- [What you need to do]
Quote the listing below in full and exactly as written, but omit every picture.

- [Source excerpt]

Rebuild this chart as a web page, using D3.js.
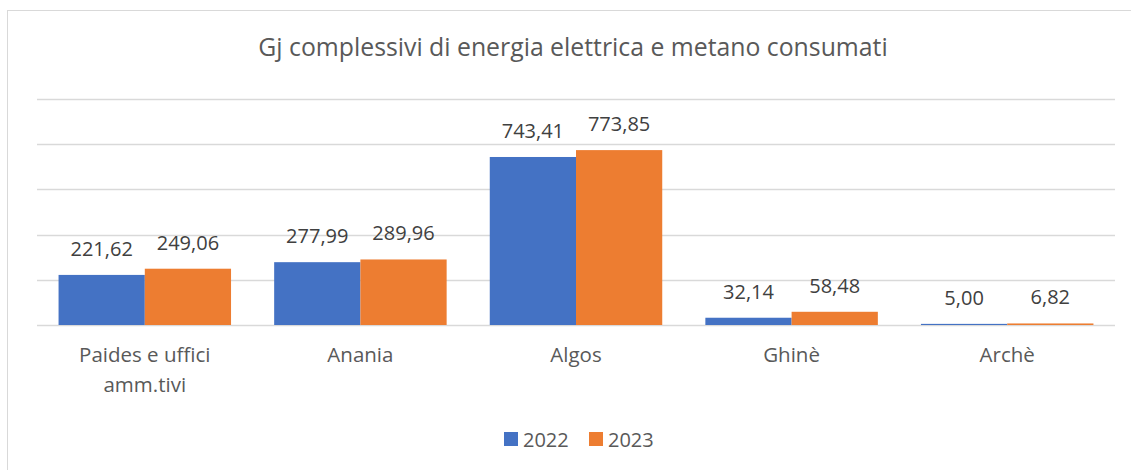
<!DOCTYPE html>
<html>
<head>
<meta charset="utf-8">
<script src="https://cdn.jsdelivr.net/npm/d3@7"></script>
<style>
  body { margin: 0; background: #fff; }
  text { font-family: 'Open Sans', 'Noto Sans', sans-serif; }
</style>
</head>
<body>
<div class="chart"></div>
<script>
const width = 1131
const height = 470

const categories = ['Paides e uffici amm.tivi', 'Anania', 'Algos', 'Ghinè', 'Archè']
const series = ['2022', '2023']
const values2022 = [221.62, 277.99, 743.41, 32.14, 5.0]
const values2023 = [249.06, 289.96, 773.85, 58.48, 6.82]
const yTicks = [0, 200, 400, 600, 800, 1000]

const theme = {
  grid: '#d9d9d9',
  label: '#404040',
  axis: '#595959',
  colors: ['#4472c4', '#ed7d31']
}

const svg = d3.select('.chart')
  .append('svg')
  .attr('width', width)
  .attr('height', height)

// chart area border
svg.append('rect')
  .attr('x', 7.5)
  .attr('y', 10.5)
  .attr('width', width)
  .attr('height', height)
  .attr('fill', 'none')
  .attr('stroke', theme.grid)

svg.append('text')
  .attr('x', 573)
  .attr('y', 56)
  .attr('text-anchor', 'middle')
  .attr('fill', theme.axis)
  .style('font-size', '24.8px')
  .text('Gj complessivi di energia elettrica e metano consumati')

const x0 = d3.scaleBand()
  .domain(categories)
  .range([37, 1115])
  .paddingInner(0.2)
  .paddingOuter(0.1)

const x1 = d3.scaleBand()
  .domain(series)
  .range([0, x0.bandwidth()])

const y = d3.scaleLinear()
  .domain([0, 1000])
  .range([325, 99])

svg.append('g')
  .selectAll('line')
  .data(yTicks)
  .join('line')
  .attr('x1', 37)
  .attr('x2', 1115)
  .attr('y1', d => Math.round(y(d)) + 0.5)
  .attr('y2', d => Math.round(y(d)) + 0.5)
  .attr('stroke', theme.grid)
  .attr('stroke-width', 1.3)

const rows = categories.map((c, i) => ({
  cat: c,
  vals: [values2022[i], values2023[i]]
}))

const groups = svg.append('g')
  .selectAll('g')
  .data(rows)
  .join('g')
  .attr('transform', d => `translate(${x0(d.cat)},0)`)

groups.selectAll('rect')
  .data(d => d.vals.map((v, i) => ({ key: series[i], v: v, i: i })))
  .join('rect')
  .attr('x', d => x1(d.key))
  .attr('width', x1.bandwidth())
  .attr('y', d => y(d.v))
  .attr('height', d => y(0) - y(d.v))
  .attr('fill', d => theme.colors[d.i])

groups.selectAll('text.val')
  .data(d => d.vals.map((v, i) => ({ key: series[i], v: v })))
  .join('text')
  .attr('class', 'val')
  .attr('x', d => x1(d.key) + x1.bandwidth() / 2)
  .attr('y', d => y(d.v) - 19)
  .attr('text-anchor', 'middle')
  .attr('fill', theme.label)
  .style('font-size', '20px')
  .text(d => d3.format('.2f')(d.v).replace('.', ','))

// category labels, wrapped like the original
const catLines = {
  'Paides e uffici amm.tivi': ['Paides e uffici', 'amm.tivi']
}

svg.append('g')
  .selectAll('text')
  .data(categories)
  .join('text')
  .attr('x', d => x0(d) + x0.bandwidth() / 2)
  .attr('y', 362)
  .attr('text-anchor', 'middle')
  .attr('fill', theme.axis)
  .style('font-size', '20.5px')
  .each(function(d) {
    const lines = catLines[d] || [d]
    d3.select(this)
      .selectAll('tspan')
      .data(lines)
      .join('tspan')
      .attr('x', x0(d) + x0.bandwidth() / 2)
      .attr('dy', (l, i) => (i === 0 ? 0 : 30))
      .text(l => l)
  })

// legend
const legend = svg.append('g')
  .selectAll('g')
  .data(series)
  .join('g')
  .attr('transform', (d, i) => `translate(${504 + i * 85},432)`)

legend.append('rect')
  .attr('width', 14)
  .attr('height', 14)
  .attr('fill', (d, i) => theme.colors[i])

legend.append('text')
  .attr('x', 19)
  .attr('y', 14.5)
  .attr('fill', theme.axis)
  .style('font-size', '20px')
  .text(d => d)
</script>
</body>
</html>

- [Worked answer]
Rebuild this chart as a web page, using D3.js.
<!DOCTYPE html>
<html>
<head>
<meta charset="utf-8">
<script src="https://cdn.jsdelivr.net/npm/d3@7"></script>
<style>
  body { margin: 0; background: #fff; }
  text { font-family: 'Open Sans', 'Noto Sans', sans-serif; }
</style>
</head>
<body>
<div class="chart"></div>
<script>
const width = 1131
const height = 470

const categories = ['Paides e uffici amm.tivi', 'Anania', 'Algos', 'Ghinè', 'Archè']
const series = ['2022', '2023']
const values2022 = [221.62, 277.99, 743.41, 32.14, 5.0]
const values2023 = [249.06, 289.96, 773.85, 58.48, 6.82]
const yTicks = [0, 200, 400, 600, 800, 1000]

const theme = {
  grid: '#d9d9d9',
  label: '#404040',
  axis: '#595959',
  colors: ['#4472c4', '#ed7d31']
}

const svg = d3.select('.chart')
  .append('svg')
  .attr('width', width)
  .attr('height', height)

// chart area border
svg.append('rect')
  .attr('x', 7.5)
  .attr('y', 10.5)
  .attr('width', width)
  .attr('height', height)
  .attr('fill', 'none')
  .attr('stroke', theme.grid)

svg.append('text')
  .attr('x', 573)
  .attr('y', 56)
  .attr('text-anchor', 'middle')
  .attr('fill', theme.axis)
  .style('font-size', '24.8px')
  .text('Gj complessivi di energia elettrica e metano consumati')

const x0 = d3.scaleBand()
  .domain(categories)
  .range([37, 1115])
  .paddingInner(0.2)
  .paddingOuter(0.1)

const x1 = d3.scaleBand()
  .domain(series)
  .range([0, x0.bandwidth()])

const y = d3.scaleLinear()
  .domain([0, 1000])
  .range([325, 99])

svg.append('g')
  .selectAll('line')
  .data(yTicks)
  .join('line')
  .attr('x1', 37)
  .attr('x2', 1115)
  .attr('y1', d => Math.round(y(d)) + 0.5)
  .attr('y2', d => Math.round(y(d)) + 0.5)
  .attr('stroke', theme.grid)
  .attr('stroke-width', 1.3)

const rows = categories.map((c, i) => ({
  cat: c,
  vals: [values2022[i], values2023[i]]
}))

const groups = svg.append('g')
  .selectAll('g')
  .data(rows)
  .join('g')
  .attr('transform', d => `translate(${x0(d.cat)},0)`)

groups.selectAll('rect')
  .data(d => d.vals.map((v, i) => ({ key: series[i], v: v, i: i })))
  .join('rect')
  .attr('x', d => x1(d.key))
  .attr('width', x1.bandwidth())
  .attr('y', d => y(d.v))
  .attr('height', d => y(0) - y(d.v))
  .attr('fill', d => theme.colors[d.i])

groups.selectAll('text.val')
  .data(d => d.vals.map((v, i) => ({ key: series[i], v: v })))
  .join('text')
  .attr('class', 'val')
  .attr('x', d => x1(d.key) + x1.bandwidth() / 2)
  .attr('y', d => y(d.v) - 19)
  .attr('text-anchor', 'middle')
  .attr('fill', theme.label)
  .style('font-size', '20px')
  .text(d => d3.format('.2f')(d.v).replace('.', ','))

// category labels, wrapped like the original
const catLines = {
  'Paides e uffici amm.tivi': ['Paides e uffici', 'amm.tivi']
}

svg.append('g')
  .selectAll('text')
  .data(categories)
  .join('text')
  .attr('x', d => x0(d) + x0.bandwidth() / 2)
  .attr('y', 362)
  .attr('text-anchor', 'middle')
  .attr('fill', theme.axis)
  .style('font-size', '20.5px')
  .each(function(d) {
    const lines = catLines[d] || [d]
    d3.select(this)
      .selectAll('tspan')
      .data(lines)
      .join('tspan')
      .attr('x', x0(d) + x0.bandwidth() / 2)
      .attr('dy', (l, i) => (i === 0 ? 0 : 30))
      .text(l => l)
  })

// legend
const legend = svg.append('g')
  .selectAll('g')
  .data(series)
  .join('g')
  .attr('transform', (d, i) => `translate(${504 + i * 85},432)`)

legend.append('rect')
  .attr('width', 14)
  .attr('height', 14)
  .attr('fill', (d, i) => theme.colors[i])

legend.append('text')
  .attr('x', 19)
  .attr('y', 14.5)
  .attr('fill', theme.axis)
  .style('font-size', '20px')
  .text(d => d)
</script>
</body>
</html>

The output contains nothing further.